Excepté ces quelques bons élèves, on peut regretter une mauvaise volonté générale vis-à-vis de la transparence de l’information due aux consommateurs. D’autant que l’huile de tournesol, aux teneurs en acides gras relativement équilibrées, est parfois remplacée par de l’huile de palme ou de coco, très riches en acides gras saturés, moins bonnes pour la santé. Avec comme conséquence une dégradation de la qualité nutritionnelle du produit. Nous avons pallié cette lacune en vérifiant l’évolution du Nutri-Score de quelques produits. Cette information est pourtant elle aussi facile à donner, puisque de petites marques le font, à l’instar de Pierre Clot, qui précise sur son parmentier de canard « derog tournesol - > palme ; Nutriscore D - > E ».

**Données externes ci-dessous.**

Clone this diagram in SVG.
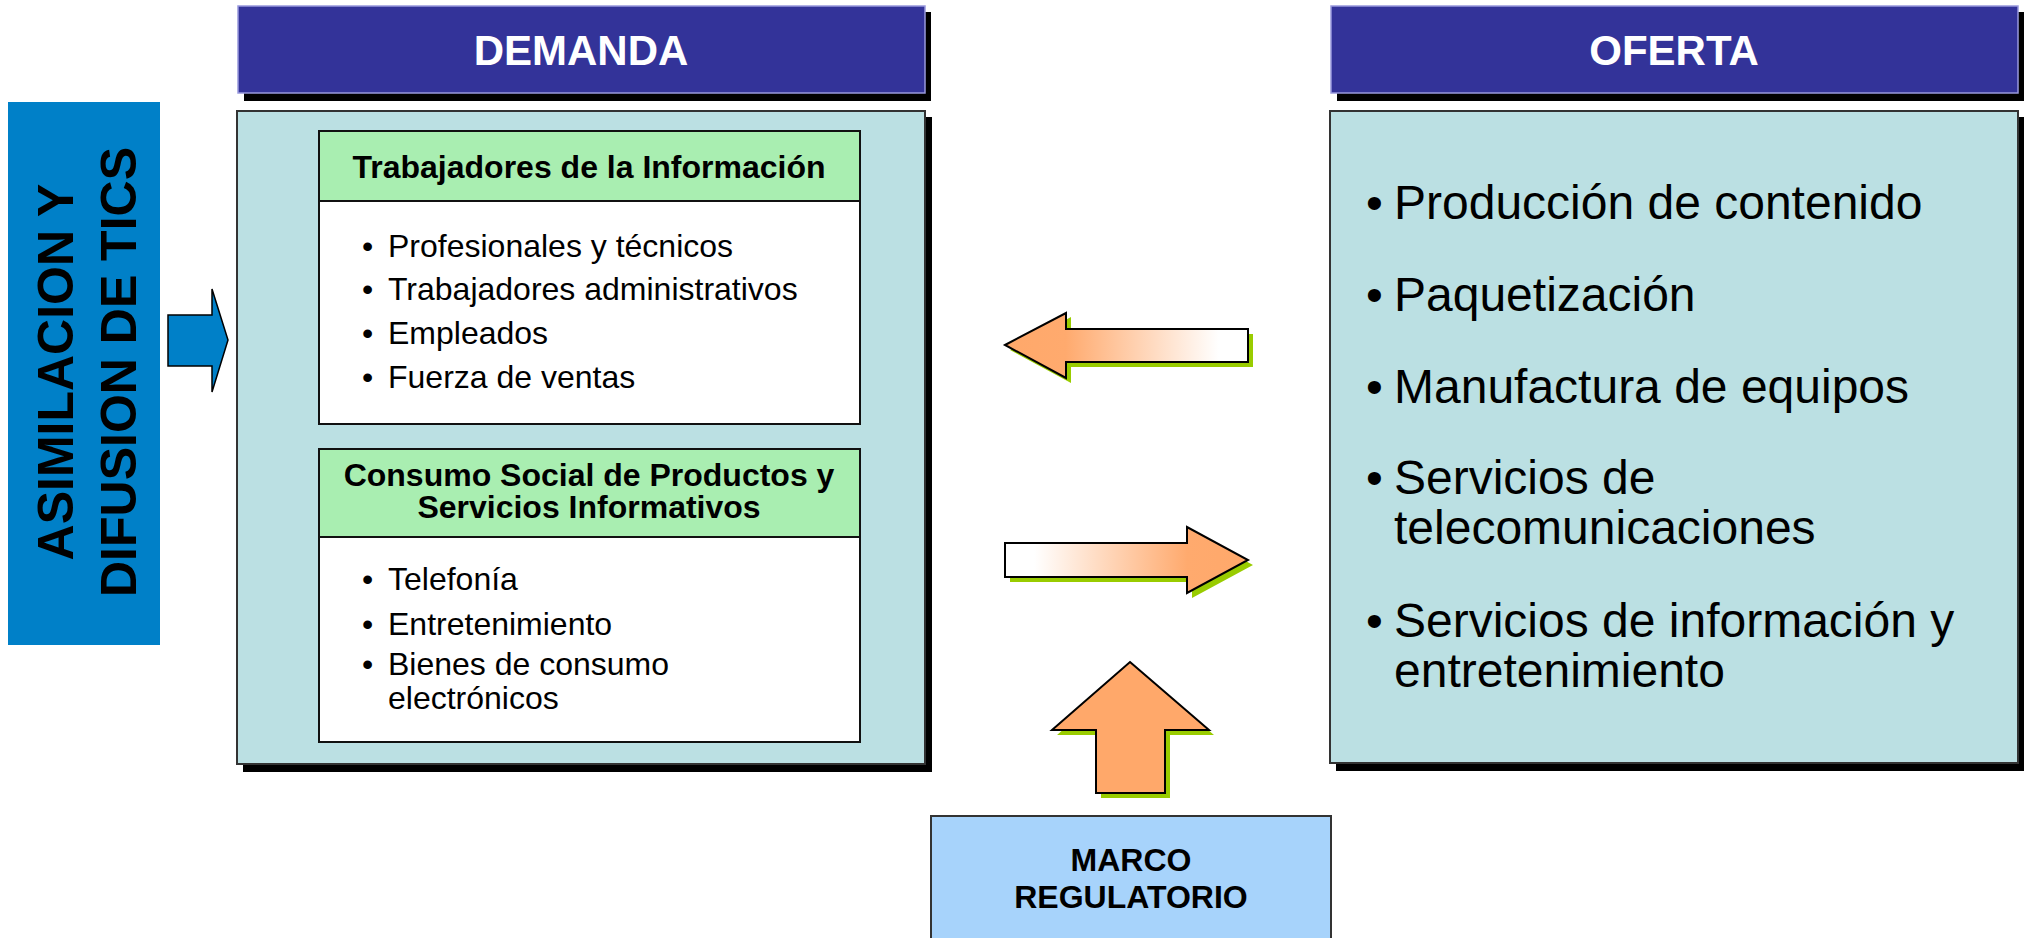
<svg xmlns="http://www.w3.org/2000/svg" width="2024" height="938" viewBox="0 0 2024 938">
<defs>
<linearGradient id="gl" x1="0" y1="0" x2="1" y2="0">
<stop offset="0" stop-color="#FFA86A"/><stop offset="0.25" stop-color="#FFAA6E"/><stop offset="0.88" stop-color="#FFFFFF"/><stop offset="1" stop-color="#FFFFFF"/>
</linearGradient>
<linearGradient id="gr" x1="1" y1="0" x2="0" y2="0">
<stop offset="0" stop-color="#FFA86A"/><stop offset="0.25" stop-color="#FFAA6E"/><stop offset="0.88" stop-color="#FFFFFF"/><stop offset="1" stop-color="#FFFFFF"/>
</linearGradient>
</defs>
<style>
.hdr{fill:#333399;stroke:#9999DD;stroke-width:1.5}
.shadow{fill:#000}
.panel{fill:#BBE0E3;stroke:#333;stroke-width:2}
.gbox{fill:#A9EEB1;stroke:#111;stroke-width:2}
.wbox{fill:#FFF;stroke:#111;stroke-width:2}
.ht{font-family:"Liberation Sans",Arial,sans-serif;font-weight:bold;font-size:42px;fill:#FFF;text-anchor:middle}
.bt{font-family:"Liberation Sans",Arial,sans-serif;font-weight:bold;font-size:32px;fill:#000;text-anchor:middle}
.it{font-family:"Liberation Sans",Arial,sans-serif;font-size:32px;fill:#000}
.ot{font-family:"Liberation Sans",Arial,sans-serif;font-size:48px;fill:#000}
.vt{font-family:"Liberation Sans",Arial,sans-serif;font-weight:bold;font-size:50px;fill:#000;text-anchor:middle}
.arr{stroke:#000;stroke-width:2;stroke-linejoin:miter}
.gsh{fill:#99CC00}
</style>

<g id="asimilacion">
<rect x="8" y="102" width="152" height="543" fill="#0080C8"/>
<text class="vt" transform="translate(73,372) rotate(-90)">ASIMILACION Y</text>
<text class="vt" transform="translate(136,372) rotate(-90)">DIFUSION DE TICS</text>
</g>

<g id="demanda-header">
<rect class="shadow" x="244" y="12" width="687" height="89"/>
<rect class="hdr" x="238" y="6" width="687" height="87"/>
<text class="ht" x="581" y="65">DEMANDA</text>
</g>

<g id="oferta-header">
<rect class="shadow" x="1337" y="12" width="687" height="89"/>
<rect class="hdr" x="1331" y="6" width="687" height="87"/>
<text class="ht" x="1674" y="65">OFERTA</text>
</g>

<g id="demanda-panel">
<rect class="shadow" x="243" y="117" width="689" height="655"/>
<rect class="panel" x="237" y="111" width="688" height="653"/>
</g>

<g id="trabajadores">
<rect class="wbox" x="319" y="131" width="541" height="293"/>
<rect class="gbox" x="319" y="131" width="541" height="70"/>
<text class="bt" x="589" y="178">Trabajadores de la Información</text>
<text class="it" x="362" y="257">•</text><text class="it" x="388" y="257">Profesionales y técnicos</text>
<text class="it" x="362" y="300">•</text><text class="it" x="388" y="300">Trabajadores administrativos</text>
<text class="it" x="362" y="344">•</text><text class="it" x="388" y="344">Empleados</text>
<text class="it" x="362" y="388">•</text><text class="it" x="388" y="388">Fuerza de ventas</text>
</g>

<g id="consumo">
<rect class="wbox" x="319" y="449" width="541" height="293"/>
<rect class="gbox" x="319" y="449" width="541" height="88"/>
<text class="bt"><tspan x="589" y="486">Consumo Social de Productos y</tspan><tspan x="589" y="518">Servicios Informativos</tspan></text>
<text class="it" x="362" y="590">•</text><text class="it" x="388" y="590">Telefonía</text>
<text class="it" x="362" y="635">•</text><text class="it" x="388" y="635">Entretenimiento</text>
<text class="it" x="362" y="675">•</text><text class="it"><tspan x="388" y="675">Bienes de consumo</tspan><tspan x="388" y="709">electrónicos</tspan></text>
</g>

<g id="oferta-panel">
<rect class="shadow" x="1336" y="117" width="688" height="654"/>
<rect class="panel" x="1330" y="111" width="688" height="652"/>
<text class="ot" x="1366" y="219">•</text><text class="ot" x="1394" y="219">Producción de contenido</text>
<text class="ot" x="1366" y="311">•</text><text class="ot" x="1394" y="311">Paquetización</text>
<text class="ot" x="1366" y="403">•</text><text class="ot" x="1394" y="403">Manufactura de equipos</text>
<text class="ot" x="1366" y="494">•</text><text class="ot"><tspan x="1394" y="494">Servicios de</tspan><tspan x="1394" y="544">telecomunicaciones</tspan></text>
<text class="ot" x="1366" y="637">•</text><text class="ot"><tspan x="1394" y="637">Servicios de información y</tspan><tspan x="1394" y="687">entretenimiento</tspan></text>
</g>

<g id="marco">
<rect x="931" y="816" width="400" height="130" fill="#A7D3FB" stroke="#333" stroke-width="2"/>
<text class="bt"><tspan x="1131" y="871">MARCO</tspan><tspan x="1131" y="908">REGULATORIO</tspan></text>
</g>

<g id="connectors">
<polygon points="168,315 212,315 212,289 228,340 212,392 212,366 168,366" fill="#0080C8" stroke="#000" stroke-width="1.5"/>
<polygon class="gsh" points="1010,350 1071,317 1071,334 1253,334 1253,367 1071,367 1071,383"/>
<polygon class="arr" fill="url(#gl)" points="1005,345 1066,313 1066,329 1248,329 1248,362 1066,362 1066,378"/>
<polygon class="gsh" points="1010,548 1192,548 1192,532 1253,565 1192,598 1192,582 1010,582"/>
<polygon class="arr" fill="url(#gr)" points="1005,543 1187,543 1187,527 1248,560 1187,593 1187,577 1005,577"/>
<polygon class="gsh" points="1135,667 1214,735 1170,735 1170,798 1101,798 1101,735 1057,735"/>
<polygon class="arr" fill="#FFA86A" points="1130,662 1209,730 1165,730 1165,793 1096,793 1096,730 1052,730"/>
</g>
</svg>
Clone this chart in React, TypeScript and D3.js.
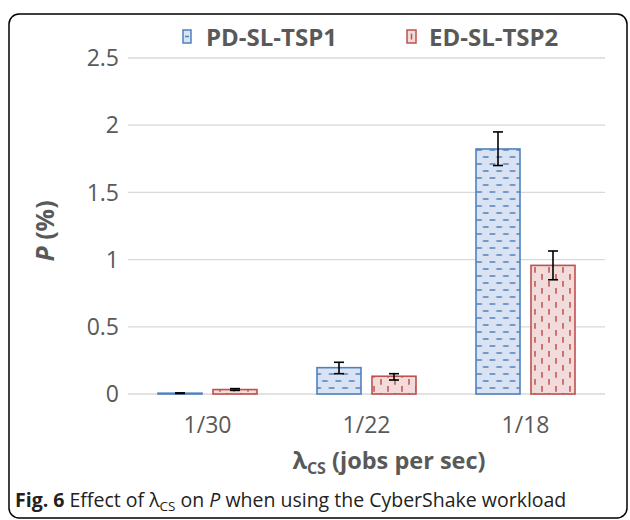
import React from "react";
import * as d3 from "d3";

const categories = ["1/30", "1/22", "1/18"];
const seriesNames = ["PD-SL-TSP1", "ED-SL-TSP2"];
const pdValues = [0.006, 0.196, 1.823];
const pdErrLow = [0.004, 0.151, 1.70];
const pdErrHigh = [0.008, 0.236, 1.95];
const edValues = [0.033, 0.132, 0.957];
const edErrLow = [0.027, 0.104, 0.85];
const edErrHigh = [0.04, 0.151, 1.064];
const yTicks = [0, 0.5, 1, 1.5, 2, 2.5];

const W = 630, H = 520;
const plot = { left: 128, right: 605, top: 58, bottom: 394 };
const FONT = "'Open Sans', 'DejaVu Sans', sans-serif";

export default function App() {
  const x0 = d3.scaleBand<string>().domain(categories).range([plot.left, plot.right]).paddingInner(0).paddingOuter(0);
  const y = d3.scaleLinear().domain([0, 2.5]).range([plot.bottom, plot.top]);
  const barW = 44;
  const gap = 11;
  const series = [
    { name: seriesNames[0], values: pdValues, lo: pdErrLow, hi: pdErrHigh, fill: "url(#patBlue)", stroke: "#4f81bd" },
    { name: seriesNames[1], values: edValues, lo: edErrLow, hi: edErrHigh, fill: "url(#patRed)", stroke: "#c0504d" },
  ];
  const fmt = d3.format("");
  return (
    <svg width={W} height={H} style={{ position: "absolute", left: 0, top: 0 }} fontFamily={FONT}>
      <defs>
        <pattern id="patBlue" patternUnits="userSpaceOnUse" width={13.4} height={14}>
          <rect width={13.4} height={14} fill="#dae3f3" />
          <line x1={0.5} x2={6.2} y1={3} y2={3} stroke="#4f81bd" strokeWidth={1.5} />
          <line x1={7.2} x2={12.9} y1={10} y2={10} stroke="#4f81bd" strokeWidth={1.5} />
        </pattern>
        <pattern id="patRed" patternUnits="userSpaceOnUse" width={14} height={14}>
          <rect width={14} height={14} fill="#f2dcdb" />
          <line x1={3} x2={3} y1={1} y2={6.8} stroke="#c0504d" strokeWidth={1.5} />
          <line x1={10} x2={10} y1={8} y2={13.8} stroke="#c0504d" strokeWidth={1.5} />
        </pattern>
      </defs>
      <rect x={9} y={14} width={618} height={504} rx={10} ry={10} fill="white" stroke="#000" strokeWidth={1.5} />
      {yTicks.map((t) => (
        <g key={t}>
          <line x1={plot.left} x2={plot.right} y1={y(t)} y2={y(t)} stroke="#d9d9d9" strokeWidth={1.3} />
          <text x={119} y={y(t)} dy="0.36em" textAnchor="end" fontSize={23} fill="#595959">{fmt(t)}</text>
        </g>
      ))}
      {categories.map((c, i) => {
        const cx = (x0(c) as number) + x0.bandwidth() / 2;
        return (
          <g key={c}>
            {series.map((s, j) => {
              const bx = j === 0 ? cx - gap / 2 - barW : cx + gap / 2;
              const v = s.values[i];
              const mx = bx + barW / 2;
              return (
                <g key={s.name}>
                  <rect x={bx} y={y(v)} width={barW} height={Math.max(0.5, y(0) - y(v))} fill={s.fill} stroke={s.stroke} strokeWidth={1.6} />
                  <line x1={mx} x2={mx} y1={y(s.hi[i])} y2={y(s.lo[i])} stroke="#000" strokeWidth={1.6} />
                  <line x1={mx - 5} x2={mx + 5} y1={y(s.hi[i])} y2={y(s.hi[i])} stroke="#000" strokeWidth={1.6} />
                  <line x1={mx - 5} x2={mx + 5} y1={y(s.lo[i])} y2={y(s.lo[i])} stroke="#000" strokeWidth={1.6} />
                </g>
              );
            })}
            <text x={cx} y={433} textAnchor="middle" fontSize={23} fill="#595959">{c}</text>
          </g>
        );
      })}
      <g>
        <rect x={183} y={30} width={8} height={13} fill="#dae3f3" stroke="#4f81bd" strokeWidth={1.5} />
        <line x1={185} x2={189} y1={36.5} y2={36.5} stroke="#4f81bd" strokeWidth={1.5} />
        <text x={206} y={46} fontSize={24} fontWeight="bold" fill="#595959">{seriesNames[0]}</text>
        <rect x={407} y={30} width={9} height={13} fill="#f2dcdb" stroke="#c0504d" strokeWidth={1.5} />
        <line x1={411.5} x2={411.5} y1={33.5} y2={39.5} stroke="#c0504d" strokeWidth={1.5} />
        <text x={429} y={46} fontSize={24} fontWeight="bold" fill="#595959">{seriesNames[1]}</text>
      </g>
      <text transform={`translate(54,231) rotate(-90)`} textAnchor="middle" fontSize={25} fontWeight="bold" fill="#595959">
        <tspan fontStyle="italic">P</tspan> (%)
      </text>
      <text x={389} y={469} textAnchor="middle" fontSize={23.5} fontWeight="bold" fill="#595959">
        λ<tspan fontSize={16} dy={5}>CS</tspan><tspan dy={-5}> (jobs per sec)</tspan>
      </text>
      <text x={15} y={507} fontSize={19.5} fill="#222">
        <tspan fontWeight="bold">Fig. 6</tspan> Effect of λ<tspan fontSize={13.5} dy={4}>CS</tspan><tspan dy={-4}> on </tspan><tspan fontStyle="italic">P</tspan> when using the CyberShake workload
      </text>
    </svg>
  );
}
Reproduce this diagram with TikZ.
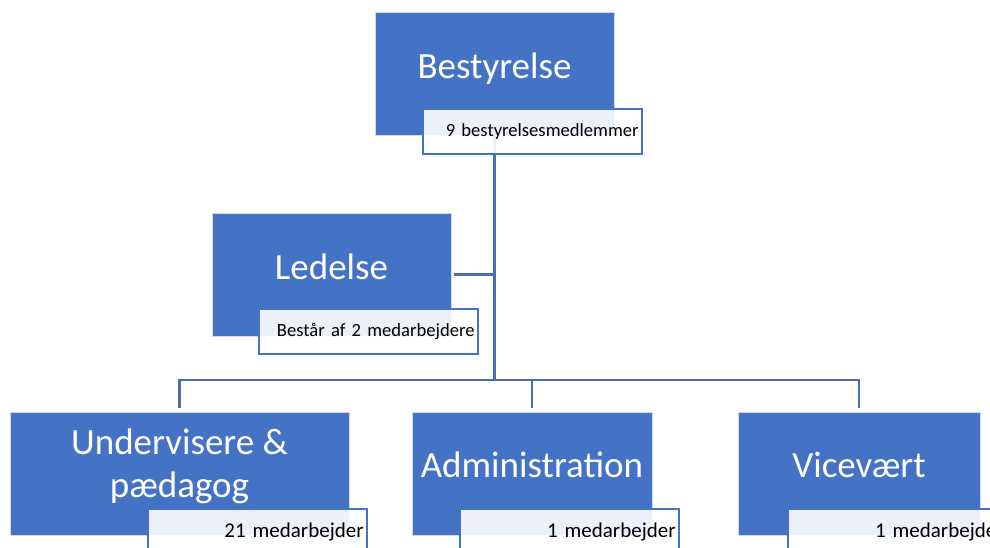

La moutarde, une denrée rare
Le tournesol et la moutarde, deux condiments largement utilisés dans la gastronomie hexagonale, ne sont plus produits en assez grande quantité sur le sol français. C’est l’une des surprises de la crise provoquée par l’invasion de l’Ukraine par la Russie : tout le monde a découvert que l’approvisionnement de nos industries agroalimentaires en huile de tournesol et en graines de moutarde (1) provenait en partie d’Ukraine, un circuit mis à l’arrêt par la guerre.
Ce déficit se ressent finalement assez peu dans les rayons d’huile alimentaire des grandes surfaces, avec seulement 8 % de rayons entièrement vides et 20 % aux trois quarts vides dans les magasins, selon les observations de nos enquêteurs. En revanche, la moutarde est devenue une denrée rare, avec 65 % de rayons entièrement vides !
(1) Une partie des graines de moutarde consommées en France sont importées d’Ukraine, mais surtout du Canada, premier exportateur mondial, dont la récolte 2021 a été amputée par la sécheresse qui a sévi dans le pays l’an dernier.
(1) Les demandes de dérogation des fabricants sont accessibles sur le site de la DGCCRF. Les exemples d’affichages mentionnés dans l’article sont tirés de cette liste.